# WRITTEN TASK
Leave out the pictures, then output the lines of the records below from the first through the one containing "var xMinorTicks = [15, 25, 35, 45, 55, 65, 75];".

# INPUT DATA
***

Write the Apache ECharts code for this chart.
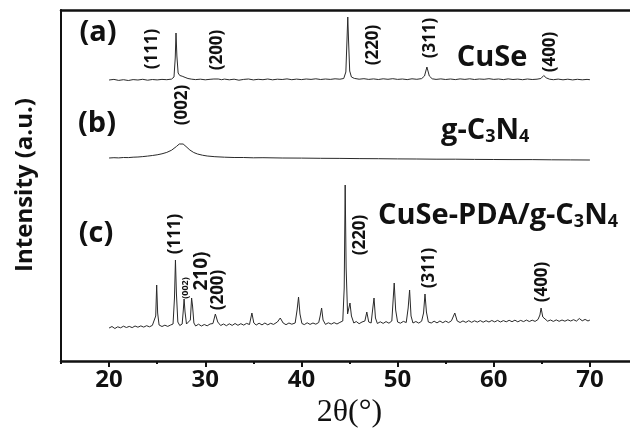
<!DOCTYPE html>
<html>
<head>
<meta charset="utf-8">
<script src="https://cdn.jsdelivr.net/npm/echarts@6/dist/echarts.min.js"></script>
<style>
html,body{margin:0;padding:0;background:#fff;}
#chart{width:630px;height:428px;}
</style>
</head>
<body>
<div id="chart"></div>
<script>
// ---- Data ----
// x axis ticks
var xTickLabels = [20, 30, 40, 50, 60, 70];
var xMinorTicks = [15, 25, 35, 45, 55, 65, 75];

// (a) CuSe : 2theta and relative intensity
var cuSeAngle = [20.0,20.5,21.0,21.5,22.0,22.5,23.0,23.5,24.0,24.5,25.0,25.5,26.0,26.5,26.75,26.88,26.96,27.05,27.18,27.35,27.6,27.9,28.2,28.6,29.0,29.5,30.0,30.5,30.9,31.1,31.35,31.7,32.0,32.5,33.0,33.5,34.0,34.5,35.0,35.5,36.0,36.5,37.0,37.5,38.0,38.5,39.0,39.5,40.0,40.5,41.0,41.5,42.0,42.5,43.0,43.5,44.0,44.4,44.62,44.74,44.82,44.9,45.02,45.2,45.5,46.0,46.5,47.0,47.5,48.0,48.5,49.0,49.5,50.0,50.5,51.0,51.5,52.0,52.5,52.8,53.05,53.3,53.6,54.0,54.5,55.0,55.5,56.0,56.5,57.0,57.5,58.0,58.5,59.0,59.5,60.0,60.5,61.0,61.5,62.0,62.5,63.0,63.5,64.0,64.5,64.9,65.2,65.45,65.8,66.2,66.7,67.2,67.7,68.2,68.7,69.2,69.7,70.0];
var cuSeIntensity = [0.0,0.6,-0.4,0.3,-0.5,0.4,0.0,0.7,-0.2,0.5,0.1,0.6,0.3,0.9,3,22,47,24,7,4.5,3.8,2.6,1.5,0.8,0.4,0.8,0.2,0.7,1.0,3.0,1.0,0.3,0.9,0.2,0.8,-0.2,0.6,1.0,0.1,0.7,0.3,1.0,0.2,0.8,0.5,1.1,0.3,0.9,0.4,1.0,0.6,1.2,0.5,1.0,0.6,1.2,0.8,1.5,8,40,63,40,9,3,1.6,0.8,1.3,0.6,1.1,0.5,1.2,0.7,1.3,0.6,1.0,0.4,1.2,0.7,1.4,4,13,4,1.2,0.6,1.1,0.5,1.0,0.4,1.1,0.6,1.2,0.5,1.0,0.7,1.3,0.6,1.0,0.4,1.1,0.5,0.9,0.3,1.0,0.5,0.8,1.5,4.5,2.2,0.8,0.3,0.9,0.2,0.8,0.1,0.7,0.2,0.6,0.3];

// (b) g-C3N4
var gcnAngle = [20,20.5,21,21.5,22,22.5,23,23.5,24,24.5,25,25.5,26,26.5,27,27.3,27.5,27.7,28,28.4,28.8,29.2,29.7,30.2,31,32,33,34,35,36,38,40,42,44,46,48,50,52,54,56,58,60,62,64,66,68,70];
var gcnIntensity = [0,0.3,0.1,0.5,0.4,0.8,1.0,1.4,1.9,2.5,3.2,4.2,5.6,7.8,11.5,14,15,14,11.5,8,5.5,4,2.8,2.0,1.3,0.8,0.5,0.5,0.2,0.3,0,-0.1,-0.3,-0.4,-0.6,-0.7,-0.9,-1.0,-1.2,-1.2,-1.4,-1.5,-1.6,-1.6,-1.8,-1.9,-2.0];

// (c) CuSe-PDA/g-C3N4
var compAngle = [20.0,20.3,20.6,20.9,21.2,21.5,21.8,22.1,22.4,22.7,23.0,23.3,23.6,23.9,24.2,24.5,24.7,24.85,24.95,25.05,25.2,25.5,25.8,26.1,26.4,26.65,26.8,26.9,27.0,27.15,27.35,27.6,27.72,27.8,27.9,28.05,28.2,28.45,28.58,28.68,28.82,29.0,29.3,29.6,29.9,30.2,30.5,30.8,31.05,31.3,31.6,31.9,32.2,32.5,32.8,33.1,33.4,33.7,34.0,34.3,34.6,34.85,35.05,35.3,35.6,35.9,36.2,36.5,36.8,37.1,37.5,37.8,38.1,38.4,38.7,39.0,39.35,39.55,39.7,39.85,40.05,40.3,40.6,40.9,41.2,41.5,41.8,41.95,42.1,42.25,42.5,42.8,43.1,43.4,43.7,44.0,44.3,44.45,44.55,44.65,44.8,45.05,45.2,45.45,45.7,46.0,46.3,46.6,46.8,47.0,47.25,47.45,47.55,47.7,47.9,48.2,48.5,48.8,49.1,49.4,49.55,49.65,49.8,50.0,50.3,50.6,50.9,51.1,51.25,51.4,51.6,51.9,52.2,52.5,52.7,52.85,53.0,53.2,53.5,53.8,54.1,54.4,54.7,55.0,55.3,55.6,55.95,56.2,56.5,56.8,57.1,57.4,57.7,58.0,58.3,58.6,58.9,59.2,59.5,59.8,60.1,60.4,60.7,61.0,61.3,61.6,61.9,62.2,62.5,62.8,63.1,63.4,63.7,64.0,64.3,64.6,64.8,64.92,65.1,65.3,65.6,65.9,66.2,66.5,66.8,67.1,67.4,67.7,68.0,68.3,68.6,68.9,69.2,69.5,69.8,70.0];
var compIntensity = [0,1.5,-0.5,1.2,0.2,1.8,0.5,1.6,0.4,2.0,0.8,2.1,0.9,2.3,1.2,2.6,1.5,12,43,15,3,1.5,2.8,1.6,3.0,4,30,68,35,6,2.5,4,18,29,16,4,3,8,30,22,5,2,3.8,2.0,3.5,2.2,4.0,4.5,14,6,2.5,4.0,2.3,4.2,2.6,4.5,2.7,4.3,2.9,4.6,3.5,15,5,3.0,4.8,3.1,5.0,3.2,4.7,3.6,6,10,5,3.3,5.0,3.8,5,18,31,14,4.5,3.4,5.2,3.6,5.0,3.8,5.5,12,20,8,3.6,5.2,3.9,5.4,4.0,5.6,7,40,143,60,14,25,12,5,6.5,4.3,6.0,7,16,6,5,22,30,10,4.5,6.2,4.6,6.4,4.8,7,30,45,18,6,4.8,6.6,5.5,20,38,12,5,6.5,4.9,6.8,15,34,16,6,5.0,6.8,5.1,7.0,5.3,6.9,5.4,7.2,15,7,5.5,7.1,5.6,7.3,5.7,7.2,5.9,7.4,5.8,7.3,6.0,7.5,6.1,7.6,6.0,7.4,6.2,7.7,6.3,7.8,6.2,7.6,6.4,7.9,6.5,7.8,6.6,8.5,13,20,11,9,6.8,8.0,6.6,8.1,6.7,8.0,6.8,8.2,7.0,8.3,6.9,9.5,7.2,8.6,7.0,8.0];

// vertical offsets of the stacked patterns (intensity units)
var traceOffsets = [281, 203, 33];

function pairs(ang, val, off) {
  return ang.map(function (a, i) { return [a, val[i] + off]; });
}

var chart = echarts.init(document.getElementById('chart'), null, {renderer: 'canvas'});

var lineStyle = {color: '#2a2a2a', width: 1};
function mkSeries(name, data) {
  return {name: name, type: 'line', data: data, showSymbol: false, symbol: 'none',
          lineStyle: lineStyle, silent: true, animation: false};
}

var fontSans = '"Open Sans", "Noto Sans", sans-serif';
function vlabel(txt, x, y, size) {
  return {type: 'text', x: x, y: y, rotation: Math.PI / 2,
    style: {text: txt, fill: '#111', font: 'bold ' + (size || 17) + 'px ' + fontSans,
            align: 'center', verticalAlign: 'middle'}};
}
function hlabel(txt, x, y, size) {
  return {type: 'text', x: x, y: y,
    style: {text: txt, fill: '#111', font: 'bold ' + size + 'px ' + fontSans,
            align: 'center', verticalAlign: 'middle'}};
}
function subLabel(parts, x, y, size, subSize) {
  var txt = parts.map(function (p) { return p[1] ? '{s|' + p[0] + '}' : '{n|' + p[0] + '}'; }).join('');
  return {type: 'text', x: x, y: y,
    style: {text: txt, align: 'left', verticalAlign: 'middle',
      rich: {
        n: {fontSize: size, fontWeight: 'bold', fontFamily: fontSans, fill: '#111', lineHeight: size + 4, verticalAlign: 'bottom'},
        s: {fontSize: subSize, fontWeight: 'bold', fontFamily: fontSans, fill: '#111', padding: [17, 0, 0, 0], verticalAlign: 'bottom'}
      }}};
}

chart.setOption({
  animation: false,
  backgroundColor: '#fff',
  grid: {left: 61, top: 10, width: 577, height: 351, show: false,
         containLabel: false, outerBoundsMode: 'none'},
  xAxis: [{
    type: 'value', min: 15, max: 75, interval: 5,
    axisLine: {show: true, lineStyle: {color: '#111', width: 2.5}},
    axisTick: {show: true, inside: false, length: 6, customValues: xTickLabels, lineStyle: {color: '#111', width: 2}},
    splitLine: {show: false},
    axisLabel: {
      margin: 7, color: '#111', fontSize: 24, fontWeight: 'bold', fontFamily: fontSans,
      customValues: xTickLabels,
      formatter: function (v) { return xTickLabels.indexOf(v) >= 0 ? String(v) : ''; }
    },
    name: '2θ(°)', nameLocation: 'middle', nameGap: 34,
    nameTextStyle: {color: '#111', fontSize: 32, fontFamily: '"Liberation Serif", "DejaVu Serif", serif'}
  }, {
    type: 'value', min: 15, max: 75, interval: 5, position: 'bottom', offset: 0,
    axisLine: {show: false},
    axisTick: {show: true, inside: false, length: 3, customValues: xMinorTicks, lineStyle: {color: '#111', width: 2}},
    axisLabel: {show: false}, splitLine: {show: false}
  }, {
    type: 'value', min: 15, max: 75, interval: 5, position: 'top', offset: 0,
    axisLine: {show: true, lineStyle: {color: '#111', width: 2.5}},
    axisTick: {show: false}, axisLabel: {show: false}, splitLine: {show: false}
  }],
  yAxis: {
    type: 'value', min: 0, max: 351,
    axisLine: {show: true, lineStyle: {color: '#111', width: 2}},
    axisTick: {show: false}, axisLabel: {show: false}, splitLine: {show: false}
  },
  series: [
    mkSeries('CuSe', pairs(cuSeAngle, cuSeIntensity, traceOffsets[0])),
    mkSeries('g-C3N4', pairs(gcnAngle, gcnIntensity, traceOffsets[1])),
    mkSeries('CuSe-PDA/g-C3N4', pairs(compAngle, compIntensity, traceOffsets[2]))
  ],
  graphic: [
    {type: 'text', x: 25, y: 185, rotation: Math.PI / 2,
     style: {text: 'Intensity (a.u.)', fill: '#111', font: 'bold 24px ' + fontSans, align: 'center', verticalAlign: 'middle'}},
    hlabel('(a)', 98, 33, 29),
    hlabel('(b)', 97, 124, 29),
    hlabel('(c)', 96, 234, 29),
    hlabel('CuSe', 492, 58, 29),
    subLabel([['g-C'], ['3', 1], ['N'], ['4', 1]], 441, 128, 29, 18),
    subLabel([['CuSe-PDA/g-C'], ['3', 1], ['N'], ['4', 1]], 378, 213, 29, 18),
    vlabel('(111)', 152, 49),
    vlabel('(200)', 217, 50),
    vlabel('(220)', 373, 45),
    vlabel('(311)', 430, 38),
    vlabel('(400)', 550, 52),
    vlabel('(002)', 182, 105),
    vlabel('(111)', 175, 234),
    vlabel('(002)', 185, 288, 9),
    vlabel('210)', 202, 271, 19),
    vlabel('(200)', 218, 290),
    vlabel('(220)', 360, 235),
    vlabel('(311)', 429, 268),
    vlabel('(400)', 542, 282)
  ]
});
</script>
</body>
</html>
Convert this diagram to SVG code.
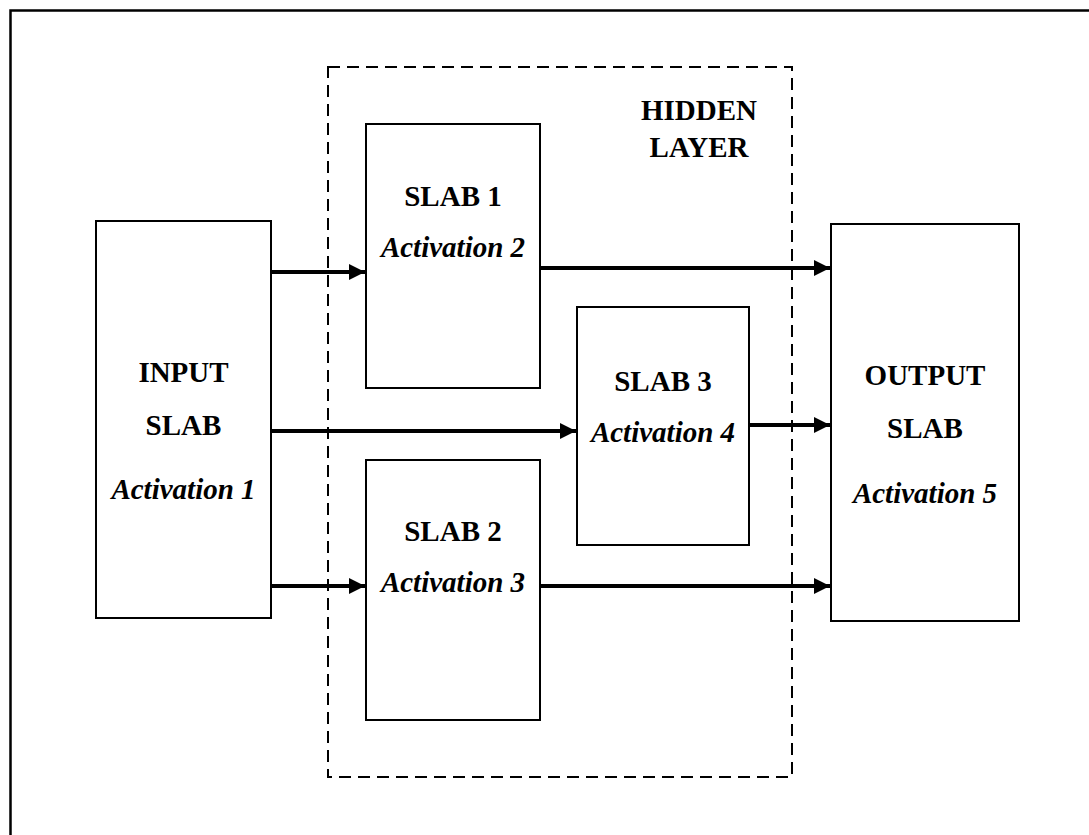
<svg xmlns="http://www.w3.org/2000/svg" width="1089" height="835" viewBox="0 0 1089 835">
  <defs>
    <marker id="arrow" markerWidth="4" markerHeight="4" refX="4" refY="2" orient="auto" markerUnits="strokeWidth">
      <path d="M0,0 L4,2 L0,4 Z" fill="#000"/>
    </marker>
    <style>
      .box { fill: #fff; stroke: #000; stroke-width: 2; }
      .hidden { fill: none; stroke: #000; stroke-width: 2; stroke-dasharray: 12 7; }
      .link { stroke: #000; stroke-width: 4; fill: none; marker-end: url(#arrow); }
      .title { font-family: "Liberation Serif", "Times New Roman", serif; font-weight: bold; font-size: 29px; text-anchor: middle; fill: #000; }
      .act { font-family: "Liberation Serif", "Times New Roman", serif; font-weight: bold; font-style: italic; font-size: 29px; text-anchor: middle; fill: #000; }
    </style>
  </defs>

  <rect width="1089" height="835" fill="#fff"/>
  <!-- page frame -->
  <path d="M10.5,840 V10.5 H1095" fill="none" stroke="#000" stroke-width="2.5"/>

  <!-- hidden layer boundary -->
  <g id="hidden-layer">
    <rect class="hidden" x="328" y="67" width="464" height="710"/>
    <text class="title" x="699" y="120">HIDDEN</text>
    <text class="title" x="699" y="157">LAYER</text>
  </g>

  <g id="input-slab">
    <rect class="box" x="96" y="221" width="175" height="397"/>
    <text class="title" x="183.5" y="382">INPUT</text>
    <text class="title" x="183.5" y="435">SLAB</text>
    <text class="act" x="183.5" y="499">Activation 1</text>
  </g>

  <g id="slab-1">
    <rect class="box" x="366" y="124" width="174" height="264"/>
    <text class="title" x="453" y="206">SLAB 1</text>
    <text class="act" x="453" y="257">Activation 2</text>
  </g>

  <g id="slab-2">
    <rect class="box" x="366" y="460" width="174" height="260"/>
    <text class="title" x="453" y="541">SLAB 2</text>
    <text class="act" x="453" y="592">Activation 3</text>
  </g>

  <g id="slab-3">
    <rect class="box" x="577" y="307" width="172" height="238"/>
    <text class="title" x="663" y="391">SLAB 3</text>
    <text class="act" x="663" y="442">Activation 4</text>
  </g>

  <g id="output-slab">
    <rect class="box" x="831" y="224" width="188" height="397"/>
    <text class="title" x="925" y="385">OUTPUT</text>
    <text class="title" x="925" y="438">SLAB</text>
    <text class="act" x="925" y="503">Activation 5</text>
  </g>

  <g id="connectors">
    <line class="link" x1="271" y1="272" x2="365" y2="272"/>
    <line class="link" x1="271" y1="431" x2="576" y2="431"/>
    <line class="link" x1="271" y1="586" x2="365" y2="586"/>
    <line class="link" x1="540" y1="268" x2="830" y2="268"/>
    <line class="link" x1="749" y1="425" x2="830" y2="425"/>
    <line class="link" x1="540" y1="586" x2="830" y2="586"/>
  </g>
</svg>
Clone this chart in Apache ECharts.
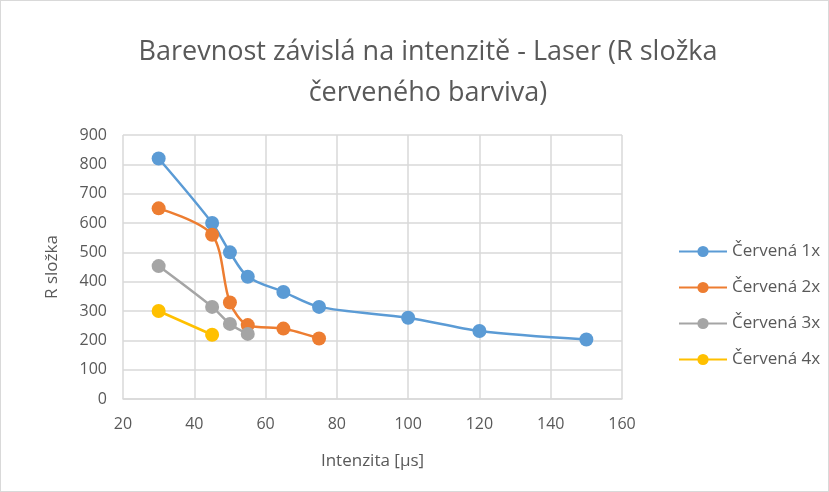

***

# OUTPUT FOR THIS EXERCISE
Write the Apache ECharts code for this chart.
<!DOCTYPE html>
<html>
<head>
<meta charset="utf-8">
<script src="https://cdn.jsdelivr.net/npm/echarts@6/dist/echarts.min.js"></script>
<style>
html,body{margin:0;padding:0;background:#fff;}
#chart{width:630px;height:428px;}
</style>
</head>
<body>
<div id="chart"></div>
<script>
// ---- Data ----
// x axis ticks
var xTickLabels = [20, 30, 40, 50, 60, 70];
var xMinorTicks = [15, 25, 35, 45, 55, 65, 75];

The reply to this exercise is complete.